Col. Thomas Spence Smith, 87, Md. State Police superintendent

February 12, 2005|By Jonathan Bor | Jonathan Bor,SUN STAFF

Col. Thomas Spence Smith, the longest-serving Maryland State Police superintendent in history, died in his sleep Wednesday after a brief illness. He was 87.

Colonel Smith, who passed away at Genesis Spa Creek Center in Annapolis, also was the first career state police officer to attain the rank of superintendent. He joined the force in 1940, five years after the police agency was formed.

In 1970, he was appointed superintendent by Gov. Marvin Mandel and served for 12 years until his retirement.

In 1972, Colonel Smith led hundreds of tactical troopers in gaining control of the House of Correction in Jessup, scene of the worst prison riot in the state's history.

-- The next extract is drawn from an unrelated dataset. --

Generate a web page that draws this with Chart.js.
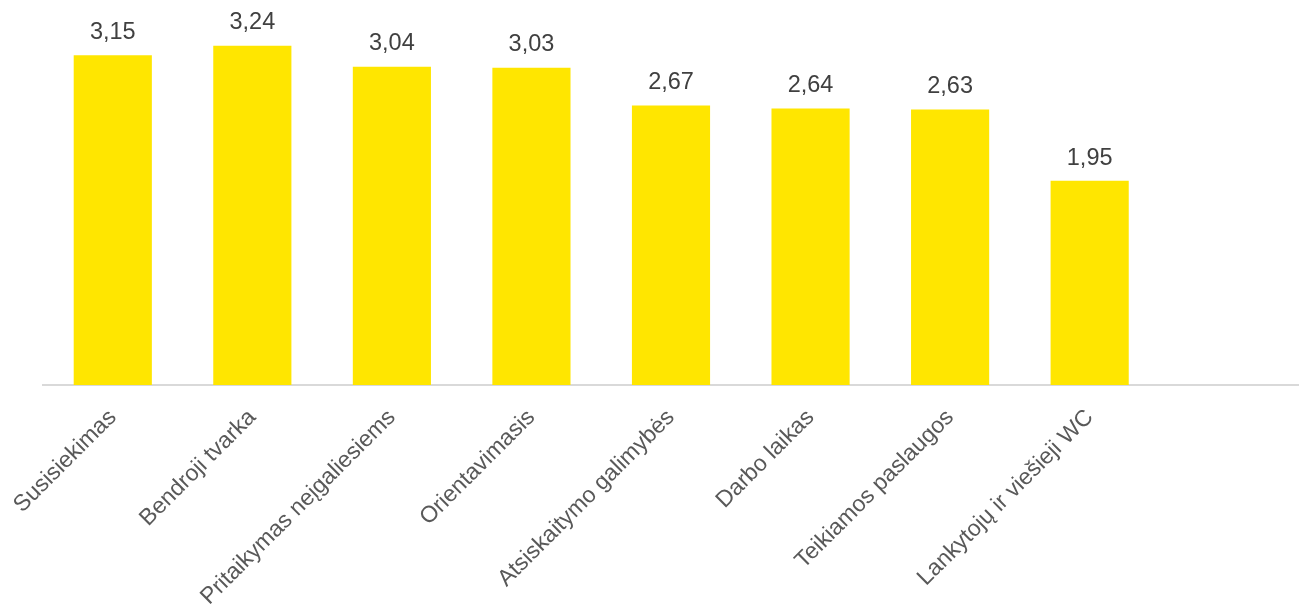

Police forced back inmates who tried to escape, put out fires and locked down the prison.

Two years later, he made the decision to admit women to the force.

"He was a quiet, confident leader," said Greg Shipley, state police spokesman. "He was always regarded as a gentleman."

Gov. Harry Hughes, the third of three governors Colonel Smith served, said, "He was really a dedicated policeman who contributed a lot. He was a policeman's policeman."

Colonel Smith was born in Snow Hill on the Eastern Shore, moving to Annapolis with his family as a boy. He attended St. John's College in Annapolis, majoring in economics and government, and graduated from the FBI National Academy.

In 1951, while working in criminal investigations, he was chosen to work with a U.S. Senate committee, led by Sen. C. Estes Kefauver, in its probe of organized crime.

In 1969, while serving as commander of field operations, he started the medevac helicopter system that ferries injured people throughout the state to trauma hospitals. A year later, he led more than 1,000 law enforcement officers and National Guard members in breaking up student demonstrations on U.S. 1 in College Park.

After his retirement, he remained a familiar presence in law enforcement circles. He was a member of the Maryland State Police Alumni Association, attended police academy graduations and was present last April at the swearing in of Col. Thomas E. "Tim" Hutchins as superintendent, said Shipley.

He enjoyed boating, tennis, crabbing and golf. He was a member of the Maryland Chiefs of Police, Maryland Law Enforcement Officers, Fraternal Order of Police and International Association of Chiefs of Police.

A memorial service will be held at 10:30 a.m. Feb. 19 at Towson United Methodist Church, 501 Hampton Lane.

In addition to his wife, the former Virginia Schmidt Ehreke, Colonel Smith is survived by two sons, Thomas S. Smith IV of Rochester, N.Y., and Barry B. Smith of Bonita Springs, Fla.; a stepson, Scott L. Ehreke of Yukon, Okla.; a stepdaughter, Pamela E. Mayberry of Arnold; a grandson; and two step-grandchildren. His first wife, the former Doris Crook, died in 1977.